The actor died of natural causes at a hospice facility in Santa Barbara, his daughter Melinda Carey told the Associated Press.
In a more than 50-year career, Carey made over 90 films and was a member of the John Ford Stock Company, making several films with the legendary director. Many of those starred John Wayne and included “She Wore a Yellow Ribbon,” “The Searchers,” “3 Godfathers “ and “Rio Grande.” His other films with Wayne included “Red River” and “Cahill, U.S. Marshall.”
Other Ford films he appeared in included “Cheyenne Autumn,” " Wagon Master," “Mister Roberts” and “Two Rode Together.”

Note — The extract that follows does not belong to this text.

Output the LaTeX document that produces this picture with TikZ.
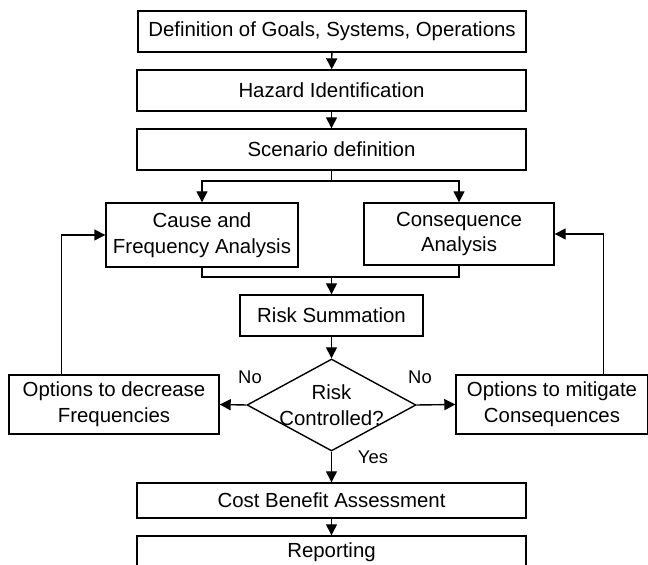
\documentclass[tikz,border=0pt]{standalone}
\usepackage{fontspec}
\setmainfont{Liberation Sans}
\usetikzlibrary{shapes.geometric,arrows.meta}
\tikzset{
  stage/.style={draw, line width=0.7pt, inner sep=0pt, align=center, font=\fontsize{10.2}{12.8}\selectfont},
  decision/.style={diamond, draw, line width=0.7pt, inner sep=0pt, minimum width=84.5pt, minimum height=46pt},
  answer/.style={inner sep=0pt, font=\fontsize{9.2}{11}\selectfont},
  flow/.style={line width=0.7pt, -{Triangle[length=5.5pt,width=5.5pt]}}
}
\begin{document}
\begin{tikzpicture}[x=0.5pt, y=-0.5pt]
    \clip (0,0) rectangle (648,565);
    % main column
    \node[stage, minimum width=194pt, minimum height=20.5pt] (goals) at (332,31.5) {Definition of Goals, Systems, Operations};
    \node[stage, minimum width=194.5pt, minimum height=20.5pt] (hazid) at (331.5,90.5) {Hazard Identification};
    \node[stage, minimum width=194.5pt, minimum height=20.5pt] (scen) at (331.5,149.5) {Scenario definition};
    \node[stage, minimum width=96pt, minimum height=32pt] (cause) at (202,235) {Cause and\\Frequency Analysis};
    \node[stage, minimum width=95pt, minimum height=31pt] (conseq) at (459,234) {Consequence\\Analysis};
    \node[stage, minimum width=91.5pt, minimum height=20.5pt] (risksum) at (331.5,315.5) {Risk Summation};
    \node[decision, label={[align=center, font=\fontsize{10.2}{12.8}\selectfont]center:Risk\\Controlled?}] (rc) at (331.5,405) {};
    \node[stage, minimum width=105pt, minimum height=29.5pt] (decfreq) at (114,404.5) {Options to decrease\\Frequencies};
    \node[stage, minimum width=96pt, minimum height=29.5pt] (mitig) at (552,404.5) {Options to mitigate\\Consequences};
    \node[stage, minimum width=194.5pt, minimum height=17.5pt] (cba) at (331.5,500.5) {Cost Benefit Assessment};
    \node[stage, minimum width=194.5pt, minimum height=16pt] (report) at (331.5,552) {Reporting};
    % answers
    \node[answer] (noleft) at (250,377) {No};
    \node[answer] (noright) at (420,377) {No};
    \node[answer] (yes) at (373,457) {Yes};
    % connectors
    \draw[flow] (goals) -- (hazid);
    \draw[flow] (hazid) -- (scen);
    \coordinate (split) at (331.5,181);
    \draw[line width=0.7pt] (scen) -- (split);
    \foreach \n in {cause, conseq}{
        \draw[flow] (split) -| (\n.north);
    }
    \coordinate (join) at (331.5,277);
    \draw[line width=0.7pt] (cause.south) |- (join) -| (conseq.south);
    \draw[flow] (join) -- (risksum);
    \draw[flow] (risksum) -- (rc);
    \draw[flow] (rc.west) -- (decfreq.east);
    \draw[flow] (rc.east) -- (mitig.west);
    \draw[flow] (rc.south) -- (cba.north);
    \draw[flow] (cba) -- (report);
    \draw[flow] ([xshift=26.5pt]decfreq.north west) |- (cause.west);
    \draw[flow] ([xshift=-22.5pt]mitig.north east) |- (conseq.east);
\end{tikzpicture}
\end{document}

On television, he was cast as the camp counselor Bill Burnett on “Spin & Marty,” a popular part of “The Mickey Mouse Club” on ABC.
Carey was born in Saugus, Calif., on May 16, 1926. His father was the silent-film Western star Harry Carey Sr. and his mother the actress Olivia Carey. He was called Dobe for his red hair that matched the color of abode. He served in the Navy as a corpsman during World War II before being transferred home from the Pacific to work on training films with Ford.
After the war, he tried to make a career as a singer but quit to go into movies. His first major movie was the Howard Hawks film “Red River” in 1948.
He is survived by his wife, son, two daughters, three grandchildren and two great-grandchildren, according to the AP.